→ To be done
Every line of the material is to be quoted verbatim, minus the pictures.

→ Collected data
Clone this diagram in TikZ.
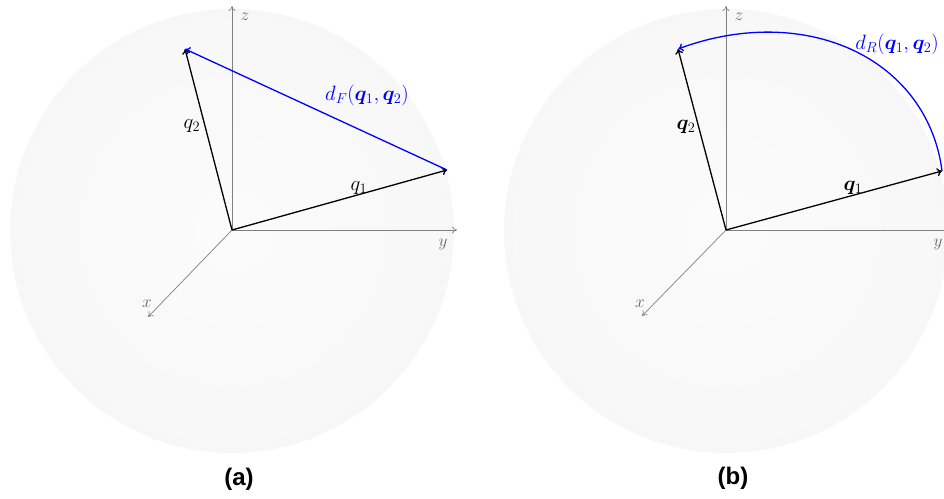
\documentclass[tikz,border=0pt]{standalone}
\usepackage{fontspec}
\usepackage{amsmath,amsfonts,bm}
\newfontfamily\capfont{Liberation Sans}
\usetikzlibrary{arrows.meta}
\tikzset{
  ball/.style={shading=radial, inner color=black!1.5, outer color=black!3, draw=none},
  axis/.style={draw=black!50, line width=0.7pt, -{To[length=5pt,width=7pt]}},
  vec/.style={draw=black, line width=1.3pt, -{To[length=5pt,width=8pt]}},
  dist/.style={draw=blue, line width=1.3pt, -{To[length=5pt,width=8pt]}},
  axlab/.style={text=black!60, font=\fontsize{17}{19}\selectfont, inner sep=0pt},
  veclab/.style={text=black, font=\fontsize{20}{24}\selectfont, inner sep=0pt},
  distlab/.style={text=blue, font=\fontsize{20}{24}\selectfont, inner sep=0pt},
  caplab/.style={font=\capfont\bfseries\fontsize{24}{28}\selectfont, inner sep=0pt}
}
\begin{document}
\begin{tikzpicture}[x=1pt,y=-1pt]
\useasboundingbox (0,0) rectangle (944,498);
\clip (0,0) rectangle (944,498);
% ---------------- panel (a)
\begin{scope}
\coordinate (oa) at (232,230);
\shade[ball] (232,231) circle (222);
\coordinate (za) at (232,6);
\coordinate (ya) at (457,230);
\coordinate (xa) at (148,317);
\coordinate (q1a) at (447,170);
\coordinate (q2a) at (185,49);
\draw[axis] (oa) -- (za);
\draw[axis] (oa) -- (ya);
\draw[axis] (oa) -- (xa);
\draw[vec] (oa) -- (q1a);
\draw[vec] (oa) -- (q2a);
\draw[dist] (q1a) -- (q2a);
\node[axlab] (lza) at (245,17) {$z$};
\node[axlab] (lya) at (443,244) {$y$};
\node[axlab] (lxa) at (147,304) {$x$};
\node[veclab] (lq1a) at (359,188) {$q_1$};
\node[veclab] (lq2a) at (192,126) {$q_2$};
\node[distlab] (lda) at (367,95) {$d_F(\bm{q}_1,\bm{q}_2)$};
\node[caplab] (capa) at (239,479) {(a)};
\end{scope}
% ---------------- panel (b)
\begin{scope}
\coordinate (ob) at (726,230);
\shade[ball] (726,231) circle (222);
\coordinate (zb) at (726,6);
\coordinate (yb) at (951,230);
\coordinate (xb) at (642,316);
\coordinate (q1b) at (942,171);
\coordinate (q2b) at (678,49);
\draw[axis] (ob) -- (zb);
\draw[axis] (ob) -- (yb);
\draw[axis] (ob) -- (xb);
\draw[vec] (ob) -- (q1b);
\draw[vec] (ob) -- (q2b);
\draw[dist] plot[domain=0:1, samples=60, variable=\s]
  ({726 + (sin((1-\s)*96.5)*216 + sin(\s*96.5)*(-48))/sin(96.5)},
   {230 - (sin((1-\s)*96.5)*59 + sin(\s*96.5)*181)/sin(96.5)});
\node[axlab] (lzb) at (739,17) {$z$};
\node[axlab] (lyb) at (938,244) {$y$};
\node[axlab] (lxb) at (640,304) {$x$};
\node[veclab] (lq1b) at (853,188) {$\bm{q}_1$};
\node[veclab] (lq2b) at (686,127) {$\bm{q}_2$};
\node[distlab] (ldb) at (897,44) {$d_R(\bm{q}_1,\bm{q}_2)$};
\node[caplab] (capb) at (733,478) {(b)};
\end{scope}
\end{tikzpicture}
\end{document}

→ Completed exercise
Clone this diagram in TikZ.
\documentclass[tikz,border=0pt]{standalone}
\usepackage{fontspec}
\usepackage{amsmath,amsfonts,bm}
\newfontfamily\capfont{Liberation Sans}
\usetikzlibrary{arrows.meta}
\tikzset{
  ball/.style={shading=radial, inner color=black!1.5, outer color=black!3, draw=none},
  axis/.style={draw=black!50, line width=0.7pt, -{To[length=5pt,width=7pt]}},
  vec/.style={draw=black, line width=1.3pt, -{To[length=5pt,width=8pt]}},
  dist/.style={draw=blue, line width=1.3pt, -{To[length=5pt,width=8pt]}},
  axlab/.style={text=black!60, font=\fontsize{17}{19}\selectfont, inner sep=0pt},
  veclab/.style={text=black, font=\fontsize{20}{24}\selectfont, inner sep=0pt},
  distlab/.style={text=blue, font=\fontsize{20}{24}\selectfont, inner sep=0pt},
  caplab/.style={font=\capfont\bfseries\fontsize{24}{28}\selectfont, inner sep=0pt}
}
\begin{document}
\begin{tikzpicture}[x=1pt,y=-1pt]
\useasboundingbox (0,0) rectangle (944,498);
\clip (0,0) rectangle (944,498);
% ---------------- panel (a)
\begin{scope}
\coordinate (oa) at (232,230);
\shade[ball] (232,231) circle (222);
\coordinate (za) at (232,6);
\coordinate (ya) at (457,230);
\coordinate (xa) at (148,317);
\coordinate (q1a) at (447,170);
\coordinate (q2a) at (185,49);
\draw[axis] (oa) -- (za);
\draw[axis] (oa) -- (ya);
\draw[axis] (oa) -- (xa);
\draw[vec] (oa) -- (q1a);
\draw[vec] (oa) -- (q2a);
\draw[dist] (q1a) -- (q2a);
\node[axlab] (lza) at (245,17) {$z$};
\node[axlab] (lya) at (443,244) {$y$};
\node[axlab] (lxa) at (147,304) {$x$};
\node[veclab] (lq1a) at (359,188) {$q_1$};
\node[veclab] (lq2a) at (192,126) {$q_2$};
\node[distlab] (lda) at (367,95) {$d_F(\bm{q}_1,\bm{q}_2)$};
\node[caplab] (capa) at (239,479) {(a)};
\end{scope}
% ---------------- panel (b)
\begin{scope}
\coordinate (ob) at (726,230);
\shade[ball] (726,231) circle (222);
\coordinate (zb) at (726,6);
\coordinate (yb) at (951,230);
\coordinate (xb) at (642,316);
\coordinate (q1b) at (942,171);
\coordinate (q2b) at (678,49);
\draw[axis] (ob) -- (zb);
\draw[axis] (ob) -- (yb);
\draw[axis] (ob) -- (xb);
\draw[vec] (ob) -- (q1b);
\draw[vec] (ob) -- (q2b);
\draw[dist] plot[domain=0:1, samples=60, variable=\s]
  ({726 + (sin((1-\s)*96.5)*216 + sin(\s*96.5)*(-48))/sin(96.5)},
   {230 - (sin((1-\s)*96.5)*59 + sin(\s*96.5)*181)/sin(96.5)});
\node[axlab] (lzb) at (739,17) {$z$};
\node[axlab] (lyb) at (938,244) {$y$};
\node[axlab] (lxb) at (640,304) {$x$};
\node[veclab] (lq1b) at (853,188) {$\bm{q}_1$};
\node[veclab] (lq2b) at (686,127) {$\bm{q}_2$};
\node[distlab] (ldb) at (897,44) {$d_R(\bm{q}_1,\bm{q}_2)$};
\node[caplab] (capb) at (733,478) {(b)};
\end{scope}
\end{tikzpicture}
\end{document}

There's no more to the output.